Identify the lines holding "matplotlib" and copy them.

Code that draws figures
———

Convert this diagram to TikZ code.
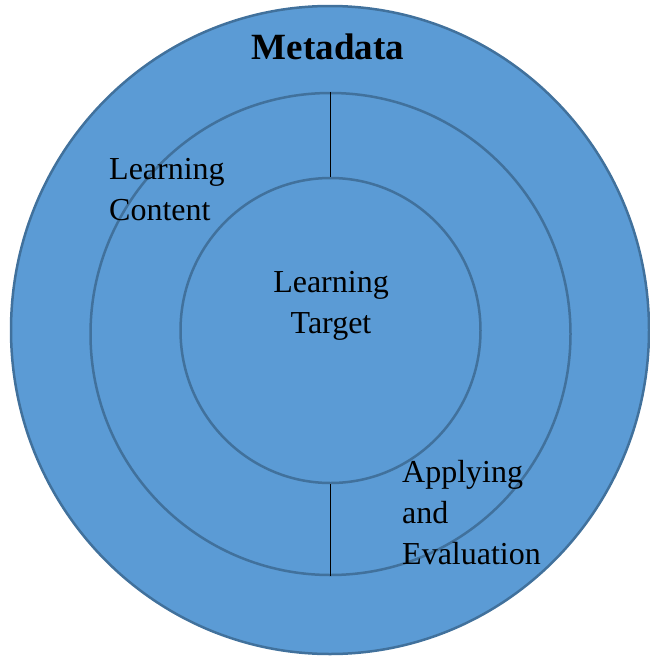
\documentclass[tikz,border=0pt]{standalone}
\usepackage{fontspec}
\setmainfont{Liberation Serif}
\usepackage{tikz}
\usetikzlibrary{shapes.geometric}
\usepackage{xcolor}
\definecolor{ringfill}{RGB}{91,155,213}
\definecolor{ringline}{RGB}{65,113,156}

\begin{document}
\begin{tikzpicture}[x=1pt,y=-1pt,
  ring/.style={ellipse,draw=ringline,line width=2.5pt,fill=ringfill,inner sep=0pt},
  lbl/.style={font=\fontsize{32}{41}\selectfont,align=left,inner sep=0pt}]
\useasboundingbox (0,0) rectangle (649,659);
\node[ring,minimum width=638pt,minimum height=648pt] (meta) at (330,330) {};
\node[ring,minimum width=480pt,minimum height=482pt] (content) at (330.5,334) {};
\node[ring,minimum width=300pt,minimum height=305pt] (target) at (330.5,330.5) {};
\draw[line width=1.6pt] (content.north) -- (target.north);
\draw[line width=1.6pt] (target.south) -- (content.south);
\node[font=\fontsize{37}{40}\selectfont\bfseries] (metalbl) at (328,47) {Metadata};
\node[lbl,anchor=north west] (contentlbl) at (109,158) {Learning\\Content};
\node[lbl,align=center,anchor=north] (targetlbl) at (331,271) {Learning\\Target};
\node[lbl,anchor=north west] (applylbl) at (402,460) {Applying\\and\\Evaluation};
\end{tikzpicture}
\end{document}
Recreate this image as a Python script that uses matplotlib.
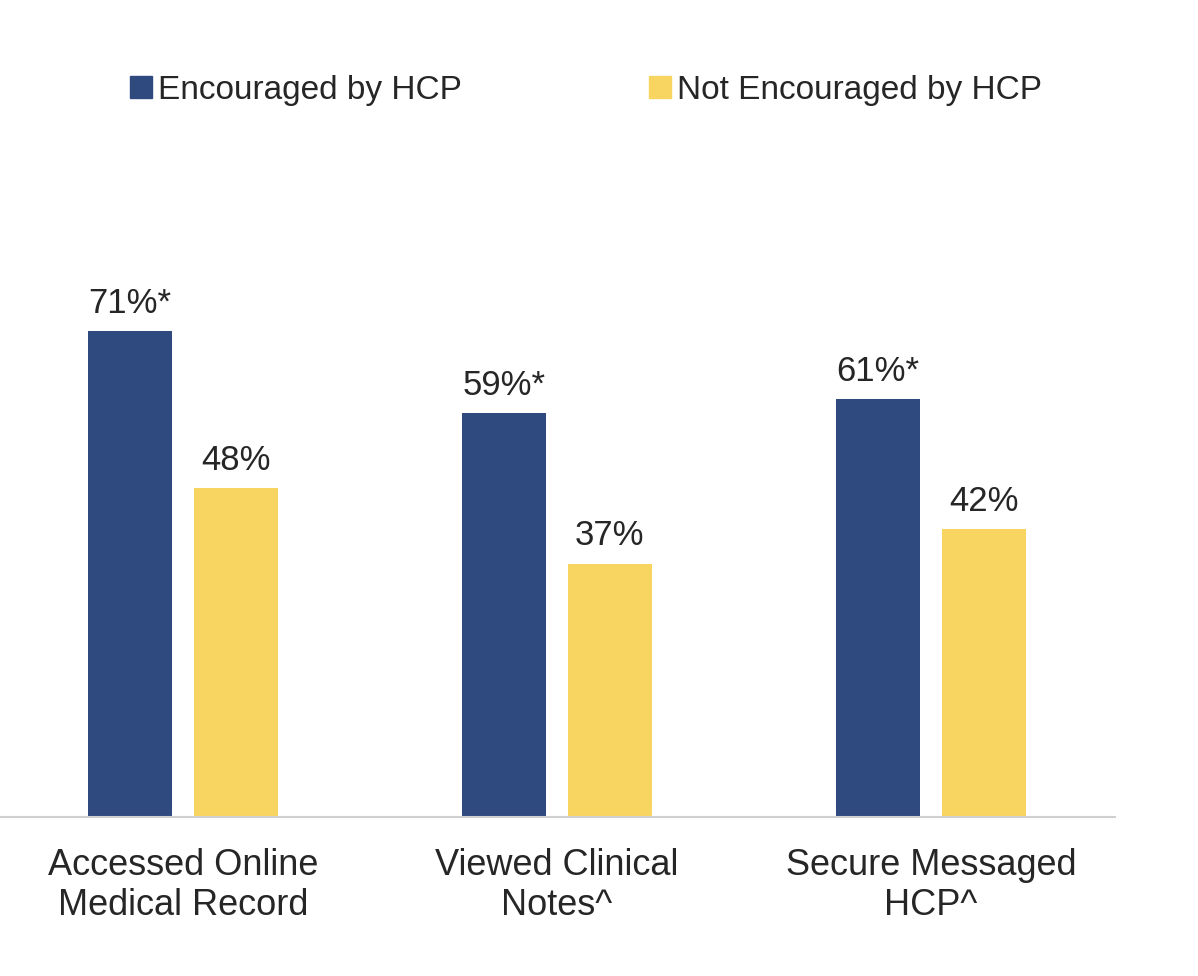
import matplotlib.pyplot as plt
import matplotlib.patches as mpatches
import numpy as np

categories = ['Accessed Online\nMedical Record', 'Viewed Clinical\nNotes^', 'Secure Messaged\nHCP^']
encouraged = [71, 59, 61]
not_encouraged = [48, 37, 42]
enc_labels = ['71%*', '59%*', '61%*']
not_labels = ['48%', '37%', '42%']
series_names = ['Encouraged by HCP', 'Not Encouraged by HCP']

blue = '#2F4A7E'
yellow = '#F8D561'
text_color = '#262626'

plt.rcParams['font.family'] = 'Liberation Sans'

fig = plt.figure(figsize=(11.98, 9.76), dpi=100)
ax = fig.add_axes([0, 1 - 817 / 976, 1115 / 1198, 685 / 976])

x = np.arange(len(categories))
w = 84 / 374
b1 = ax.bar(x - 0.1417, encouraged, w, color=blue)
b2 = ax.bar(x + 0.1404, not_encouraged, w, color=yellow)

for bars, labels in ((b1, enc_labels), (b2, not_labels)):
    for rect, lab in zip(bars, labels):
        ax.annotate(lab, (rect.get_x() + rect.get_width() / 2, rect.get_height()),
                    xytext=(0, 8), textcoords='offset points', ha='center', va='bottom',
                    fontsize=25, color=text_color)

ax.set_xlim(-183 / 374, (1115 - 183) / 374)
ax.set_ylim(0, 100)
ax.set_xticks(x)
ax.set_xticklabels(categories, fontsize=26, color=text_color, linespacing=1.2)
ax.tick_params(axis='x', length=0, pad=22)
ax.set_yticks([])
for s in ['top', 'right', 'left']:
    ax.spines[s].set_visible(False)
ax.spines['bottom'].set_color('#D0D0D0')
ax.spines['bottom'].set_linewidth(1.5)

handles = [mpatches.Patch(color=blue), mpatches.Patch(color=yellow)]
fig.legend(handles, series_names, loc='center left', ncol=2,
           bbox_to_anchor=(100 / 1198, 1 - 90 / 976), frameon=False,
           fontsize=24, handlelength=0.65, handleheight=0.65, handletextpad=0.2,
           columnspacing=5.6, labelcolor=text_color)

fig.savefig('out.png', dpi=100, facecolor='white')
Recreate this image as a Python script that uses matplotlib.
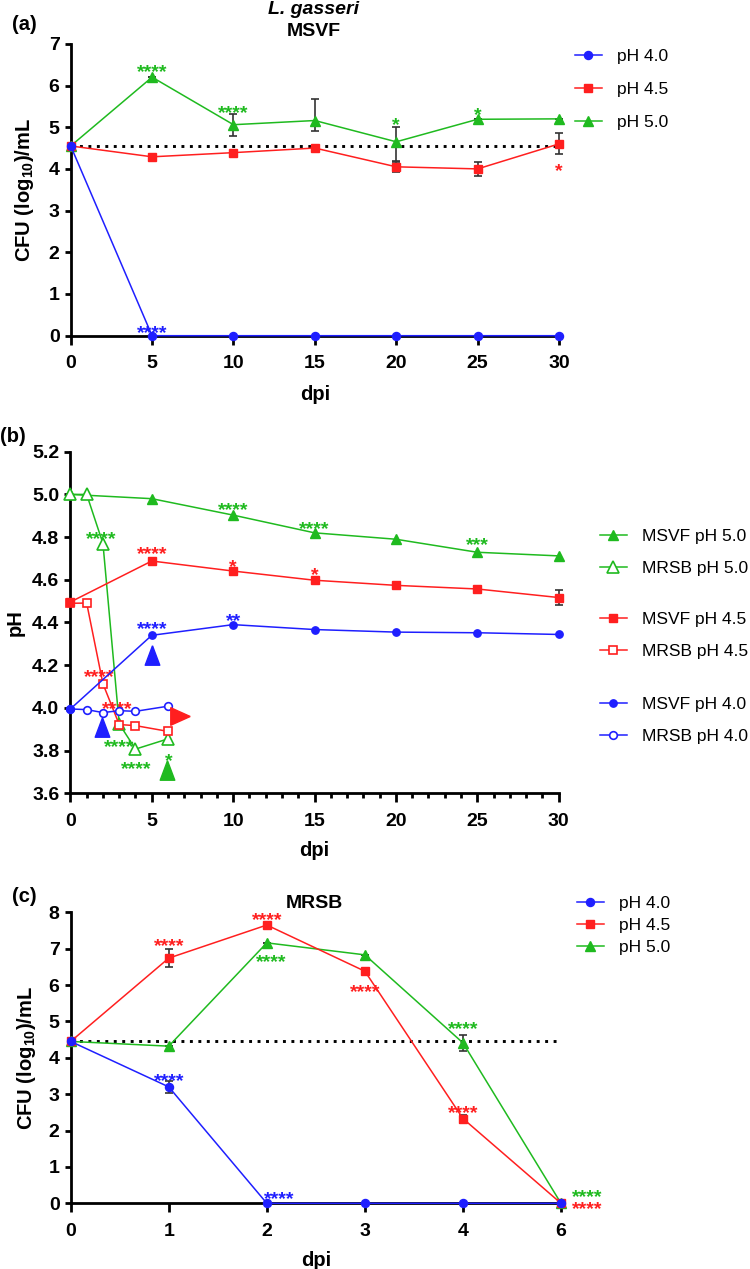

———

Answer for this exercise:
Recreate this image as a Python script that uses matplotlib.
import matplotlib.pyplot as plt
import matplotlib.patches as mpatches
Recreate this image as a Python script that uses matplotlib.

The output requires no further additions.